Something in her sentence / remark / opinion made me think that she associated nudity with sex (ever heard a naturist making such a remark? Serious question.)
She also made the remark to my host: "how come that people who visit you feel so easily comfortable with nudity?" My host hardly responded (did not care much or did not know the answer) and I said: "it's just about feeling comfortable, and if the atmosphere is good… why not?" I could not read her thoughts, but I think she was surprised and thought that the guy might be the one variable in the case of "who dares to be naked when you hardly know each other?" (?)

Still, after spending almost two days together and two nights (my host and she slept in one bed and I slept on an inflatable mattress in the same room), casually being nude before going to bed and after getting out of bed and walking through the room, she also began feeling comfortable with wearing "only" underwear.

Those moments (of that "underwear moment" the next morning) I like a lot: no warning, no conversation, nothing is said explicitly, you can just see how people feel comfortable and feel safe together, because I have shown our vulnerability and did not provide any sexual references or avances.

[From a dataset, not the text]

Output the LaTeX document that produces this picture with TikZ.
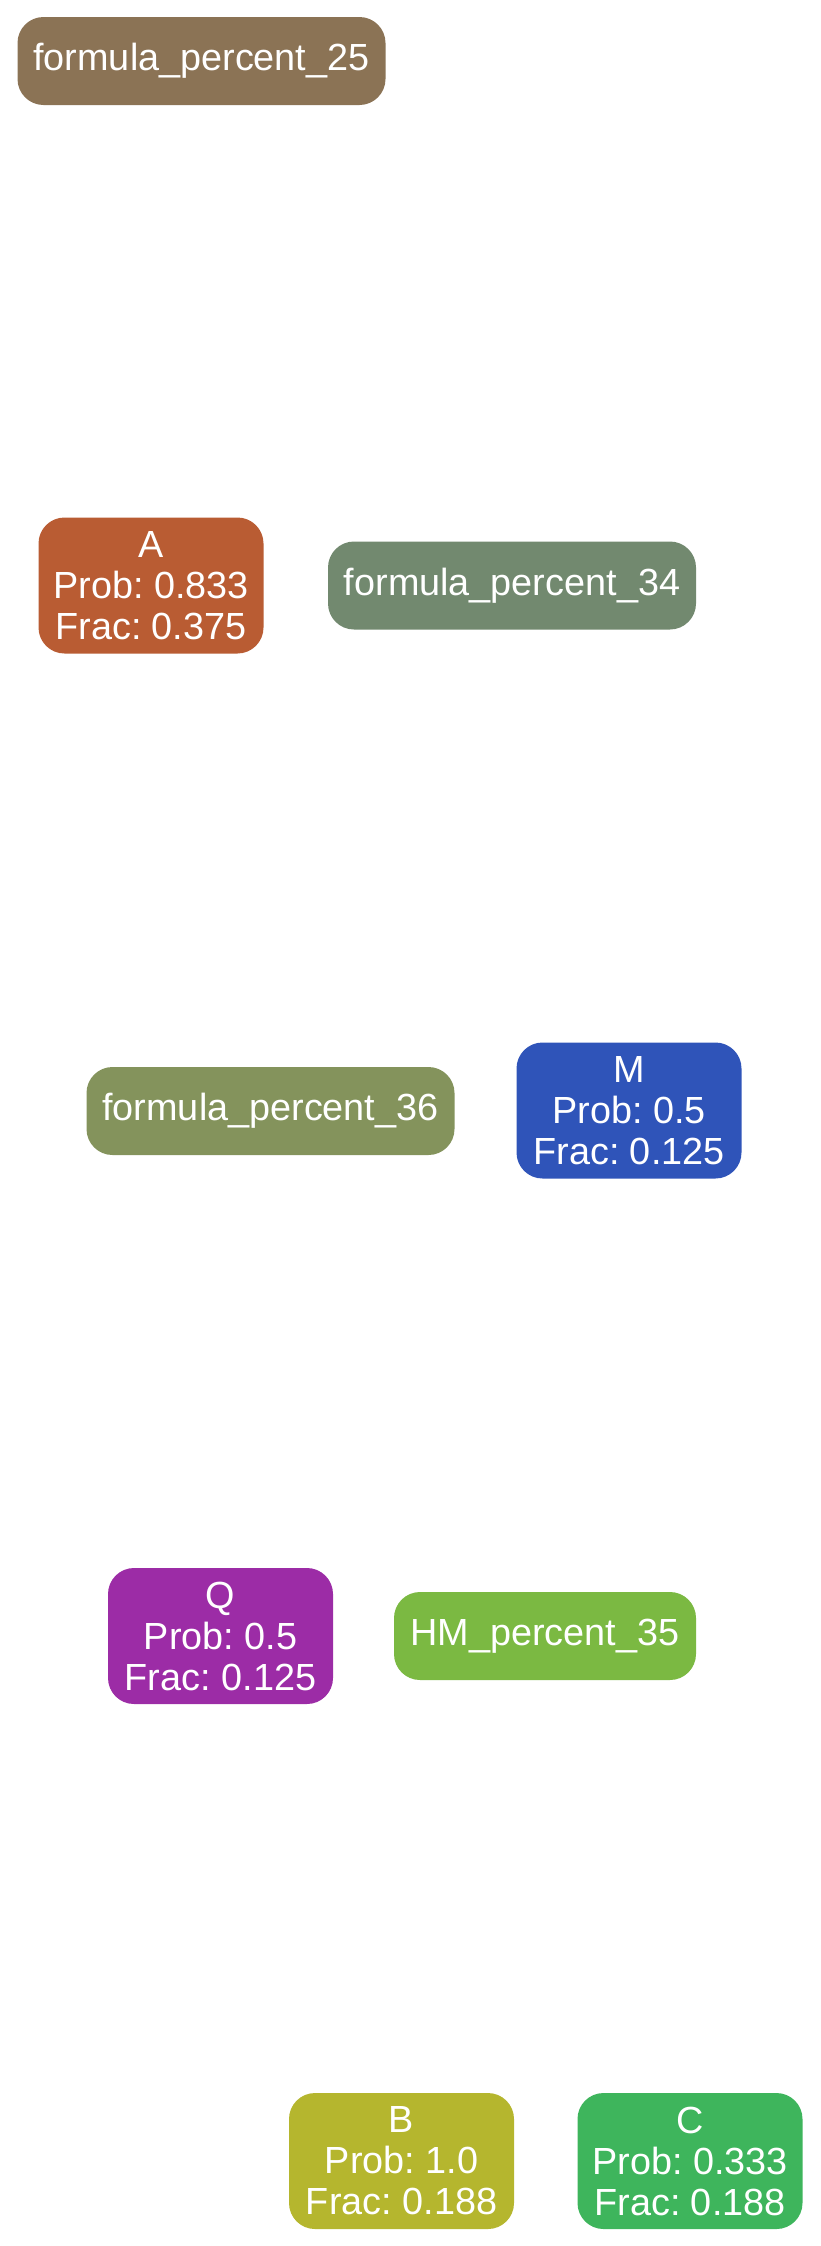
\documentclass[tikz,border=0pt]{standalone}
\usepackage{fontspec}
\setmainfont{Liberation Sans}
\usepackage{tikz}
\usetikzlibrary{positioning}
\frenchspacing

\definecolor{colfp25}{HTML}{8B7355}
\definecolor{colA}{HTML}{B95C33}
\definecolor{colfp34}{HTML}{72896F}
\definecolor{colfp36}{HTML}{84935C}
\definecolor{colM}{HTML}{2F54B9}
\definecolor{colQ}{HTML}{9C2CA6}
\definecolor{colHM}{HTML}{7BB942}
\definecolor{colB}{HTML}{B5B62E}
\definecolor{colC}{HTML}{3EB55C}

\begin{document}
\begin{tikzpicture}[
    x=1pt, y=-1pt,
    every node/.style={align=center, text=white, inner sep=0pt, rounded corners=26pt,
      font=\fontsize{37.8}{41}\selectfont\frenchspacing},
    single/.style={minimum width=368pt, minimum height=88pt},
    triple/.style={minimum width=225pt, minimum height=136pt}
]
\useasboundingbox (0,0) rectangle (821,2246);

% Nodes
\node[single, fill=colfp25] (fp25) at (201.5,61) {formula\_percent\_25};
\node[triple, fill=colA] (A) at (151,585.5) {A\\ Prob: 0.833\\ Frac: 0.375};
\node[single, fill=colfp34] (fp34) at (512,585.5) {formula\_percent\_34};
\node[single, fill=colfp36] (fp36) at (270.5,1111) {formula\_percent\_36};
\node[triple, fill=colM] (M) at (629,1110.5) {M\\ Prob: 0.5\\ Frac: 0.125};
\node[triple, fill=colQ] (Q) at (220.5,1636) {Q\\ Prob: 0.5\\ Frac: 0.125};
\node[single, fill=colHM, minimum width=302pt] (HM) at (545,1636) {HM\_percent\_35};
\node[triple, fill=colB] (B) at (401.5,2161) {B\\ Prob: 1.0\\ Frac: 0.188};
\node[triple, fill=colC] (C) at (690,2161) {C\\ Prob: 0.333\\ Frac: 0.188};

\end{tikzpicture}
\end{document}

I have shown that I act differently when dressed. This was clear in both situations.

Maybe also when other people do not call it naturism, I do: when no clothing equals no sex 😀
And both people understand and feel that you don't have to feel "threatened" because of incompatible thoughts of all people present.

Together you create an atmosphere. It is possible to create a sexual atmosphere when everyone wears clothing and it is possible NOT to create a sexual atmosphere when everyone does NOT wear clothing 🙂

4 thoughts on “Being surprised about not being surprised”

  1. Evellina, your last sentence summed it all up for me: "Together you create an atmosphere. It is possible to create a sexual atmosphere when everyone wears clothing and it is possible NOT to create a sexual atmosphere when everyone does NOT wear clothing :-)" So very true! I have been alone unclothed with naturist women and there was no sexual tension – just enjoying each other's company!!